The new standard was set according to what economists call purchasing power parity. By the new calculations, estimates of the overall size of the Chinese economy also shrank by 40 percent.
Given the huge size of the Chinese population, even a small change in the definition of poverty can produce widely different estimates.
“The difference between $1 and $2 a day income is a huge number of people, say 450 million people,” said Khalid Malik, the resident representative of the United Nations Development Program, in Beijing.
Peasants here are the first to tell a visitor that whatever the statistics say, they remain mired in deep poverty. Villagers throughout this county said that several recent, highly publicized measures by the central government to improve the lot of peasants had produced only a modest effect on their lives. These included an abolition of agricultural taxes for peasants, the cancellation of school tuition fees for their children and new pension and health care plans that appear on paper to be more generous for the rural poor.
Since most peasants here have only a glancing contact with the cash economy, the tax exemption is largely irrelevant.
Even with the abolishment of tuition fees, many said, they were still squeezed by a proliferation of other school fees. Similarly, others said, participation fees and deductibles placed the pension and rural health insurance plans out of their financial reach.
“We’re deadly poor,” said Zhou Zhiwen, 55, whose brick house in Yangmiao marks her as better off than most people, who still live in earthen structures. “We grow just enough food for ourselves to eat, with no surplus grain. We don’t have to pay the grain tax anymore, but our lives aren’t much better.”
Asked how she managed, Zhou said she received help occasionally from relatives who had migrated elsewhere for work. “If people lived well at home, who would want to migrate?” she asked. “All of our young people are working elsewhere.”
For many villagers, the central government is out of touch with rural realities in places like this, and the local government is filled with venal officials who shower spending intended for the rural poor on provincial towns and cities or simply take the money for themselves.
“Ordinary people don’t get any real benefits from poverty alleviation programs,” said Li Guangyi, 35, a farmer who lives in the village of Zhangyoufang. “How could relief money get into our hands? It goes first toward relieving the local officials, who get rich on the tragedies of the nation.”
David Dollar, a World Bank official in Beijing, played down the importance of the central government in relieving poverty, saying that provincial results had much more to do with the success of local officials in creating an attractive investment climate.

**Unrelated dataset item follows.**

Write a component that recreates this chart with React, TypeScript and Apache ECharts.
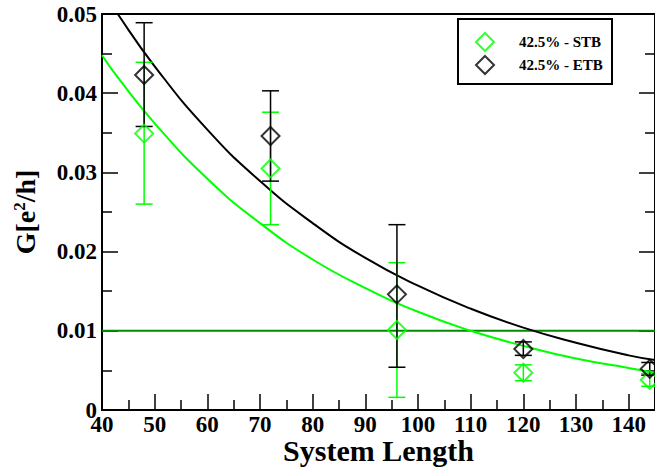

Much of the remaining poverty, he said, involved households that lacked migrant laborers or able-bodied workers. “Very often poverty is related to a health shock or an injury, or the lack of an able-bodied person,” Dollar said. “Traditionally, the Chinese government approach has been helping the village grow, but if there are few able-bodied people, you have to work on safety net issues.”
In Gushi County, however, even families with members who migrated east for work remained stuck in poverty, and the situation of the migrants themselves often remained precarious.
Shen Kexia, 33, who left her village with her husband for work in Hangzhou, a booming southern coastal city, recently returned home for the birth of her second daughter. She and her husband plan to leave their two daughters with Shen’s elderly parents as soon as the baby is big enough.
“If my in-laws get sick, we won’t be able to leave,” she said.
“We’re home to have this baby because we cannot afford to in Hangzhou, but if we have money, we won’t come back.”